▶ _WHAT YOU SHOULD DO_: Transcribe everything in the data word for word. Pictures are left out.

▶ _SUPPLIED MATERIAL_:
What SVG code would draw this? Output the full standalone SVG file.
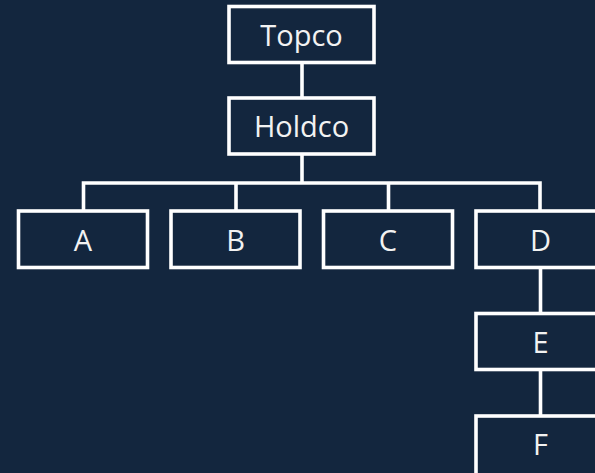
<svg xmlns="http://www.w3.org/2000/svg" width="595" height="473" viewBox="0 0 595 473">
  <style>
    .box { fill: none; stroke: #ffffff; stroke-width: 3.6; }
    .link { fill: none; stroke: #ffffff; stroke-width: 3.6; }
    .label { font-family: "Open Sans", "Liberation Sans", sans-serif; font-size: 29px; fill: #f2f2f2; text-anchor: middle; }
  </style>
  <rect width="595" height="473" fill="#13263e"/>

  <!-- connectors -->
  <g id="connectors">
    <line class="link" x1="302" y1="62" x2="302" y2="98"/>
    <line class="link" x1="302" y1="154" x2="302" y2="183"/>
    <polyline class="link" points="83.5,211 83.5,183 540,183 540,211"/>
    <line class="link" x1="236" y1="183" x2="236" y2="211"/>
    <line class="link" x1="388.5" y1="183" x2="388.5" y2="211"/>
    <line class="link" x1="540.5" y1="267" x2="540.5" y2="314"/>
    <line class="link" x1="540.5" y1="369" x2="540.5" y2="416"/>
  </g>

  <!-- nodes -->
  <g id="topco">
    <rect class="box" x="229" y="6.5" width="145" height="56"/>
    <text class="label" x="301.5" y="46">Topco</text>
  </g>
  <g id="holdco">
    <rect class="box" x="229" y="98" width="145" height="56"/>
    <text class="label" x="301.5" y="137">Holdco</text>
  </g>
  <g id="a">
    <rect class="box" x="18.5" y="211" width="129" height="56.5"/>
    <text class="label" x="83" y="251">A</text>
  </g>
  <g id="b">
    <rect class="box" x="171" y="211" width="129" height="56.5"/>
    <text class="label" x="235.5" y="251">B</text>
  </g>
  <g id="c">
    <rect class="box" x="323.5" y="211" width="129" height="56.5"/>
    <text class="label" x="388" y="251">C</text>
  </g>
  <g id="d">
    <rect class="box" x="476" y="211" width="129" height="56.5"/>
    <text class="label" x="540.5" y="251">D</text>
  </g>
  <g id="e">
    <rect class="box" x="476" y="313.5" width="129" height="56"/>
    <text class="label" x="540.5" y="353">E</text>
  </g>
  <g id="f">
    <rect class="box" x="476" y="416" width="129" height="70"/>
    <text class="label" x="540.5" y="455">F</text>
  </g>
</svg>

▶ _EXPECTED ANSWER_:
What SVG code would draw this? Output the full standalone SVG file.
<svg xmlns="http://www.w3.org/2000/svg" width="595" height="473" viewBox="0 0 595 473">
  <style>
    .box { fill: none; stroke: #ffffff; stroke-width: 3.6; }
    .link { fill: none; stroke: #ffffff; stroke-width: 3.6; }
    .label { font-family: "Open Sans", "Liberation Sans", sans-serif; font-size: 29px; fill: #f2f2f2; text-anchor: middle; }
  </style>
  <rect width="595" height="473" fill="#13263e"/>

  <!-- connectors -->
  <g id="connectors">
    <line class="link" x1="302" y1="62" x2="302" y2="98"/>
    <line class="link" x1="302" y1="154" x2="302" y2="183"/>
    <polyline class="link" points="83.5,211 83.5,183 540,183 540,211"/>
    <line class="link" x1="236" y1="183" x2="236" y2="211"/>
    <line class="link" x1="388.5" y1="183" x2="388.5" y2="211"/>
    <line class="link" x1="540.5" y1="267" x2="540.5" y2="314"/>
    <line class="link" x1="540.5" y1="369" x2="540.5" y2="416"/>
  </g>

  <!-- nodes -->
  <g id="topco">
    <rect class="box" x="229" y="6.5" width="145" height="56"/>
    <text class="label" x="301.5" y="46">Topco</text>
  </g>
  <g id="holdco">
    <rect class="box" x="229" y="98" width="145" height="56"/>
    <text class="label" x="301.5" y="137">Holdco</text>
  </g>
  <g id="a">
    <rect class="box" x="18.5" y="211" width="129" height="56.5"/>
    <text class="label" x="83" y="251">A</text>
  </g>
  <g id="b">
    <rect class="box" x="171" y="211" width="129" height="56.5"/>
    <text class="label" x="235.5" y="251">B</text>
  </g>
  <g id="c">
    <rect class="box" x="323.5" y="211" width="129" height="56.5"/>
    <text class="label" x="388" y="251">C</text>
  </g>
  <g id="d">
    <rect class="box" x="476" y="211" width="129" height="56.5"/>
    <text class="label" x="540.5" y="251">D</text>
  </g>
  <g id="e">
    <rect class="box" x="476" y="313.5" width="129" height="56"/>
    <text class="label" x="540.5" y="353">E</text>
  </g>
  <g id="f">
    <rect class="box" x="476" y="416" width="129" height="70"/>
    <text class="label" x="540.5" y="455">F</text>
  </g>
</svg>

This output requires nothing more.